Transnet’s costly train detour
In March 2014 Bombardier was awarded a R13bn contract to supply Transnet with 240 electric locomotives. The contract formed part of a R54bn Transnet tender, split between four bidders, for a total of 1,064 diesel and electric locomotives.
Export Development Canada (EDC), the government agency that finances export deals for Canadian companies, provided US$450m towards Transnet’s contract with Bombardier.
EDC also provided 80% of the funding for Bombardier’s sale of a private jet to the politically connected Gupta family, though the company has stressed the two deals were not connected.
Since then the larger locomotive tender has become mired in controversy and will be the subject of a parliamentary inquiry early next year. One of the issues under scrutiny is how total costs escalated by 40%.
In November David Fine, a senior partner at global consultancy McKinsey, told parliament that Transnet had estimated it would cost R38.6bn to buy the 1,064 locomotives over seven years, including hedging and escalation costs. The estimates were provided by Transnet Freight Rail and were based on recent acquisitions and "expert input from [UK firm] Advanced Railway Technologies", Fine said.
McKinsey led a consortium of advisers to the project until shortly before the tenders were awarded.
"After McKinsey withdrew from the project, I am aware that Transnet signed a three-year locomotive acquisition contract with four manufacturers for 1,064 locomotives at a total cost of around R54bn (including contingencies) on March 17 2014, which compares with the original R38.6bn," Fine said.

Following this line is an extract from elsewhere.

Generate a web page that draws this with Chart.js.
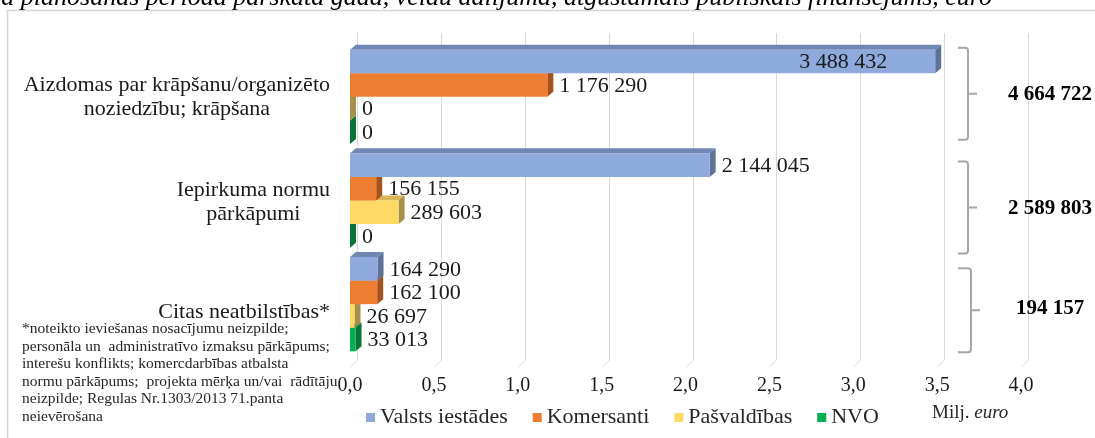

Transnet had originally estimated electric locomotives would cost R34m each. This would have put the price tag for Bombardier’s 240 locomotives at R8.2bn, rather than the final price of R13bn, or R54m per locomotive.
Bombardier says the price differential is explained by the fact that the company initially put in a bid for 599 locomotives "with a certain unit price". After Transnet reduced this to 240 units, Bombardier "had to adjust its price accordingly (including amortising the development cost over a much smaller number of locomotives)", spokesman Mark Masluch says.
"This constitutes a fair and competitive market price considering the type of product, the number of locomotives to be delivered, the local content requirement, the delivery schedule and the safeguards requested by the client against inflation and rate variation."
The Transnet contracts that came under the most scrutiny were those with China South Rail, which won the lion’s share of the tender for the 1,064 locomotives, and several smaller tenders.
An investigation by the amaBhungane Centre for Investigative Journalism showed that China South Rail had since 2014 paid "consultancy fees" totalling R5.3bn to Hong Kong-based Tequestra, a company owned by close Gupta business associate Salim Essa.
Transnet later announced it would investigate these claims, as well as whether it had been overcharged and had followed its own procurement processes.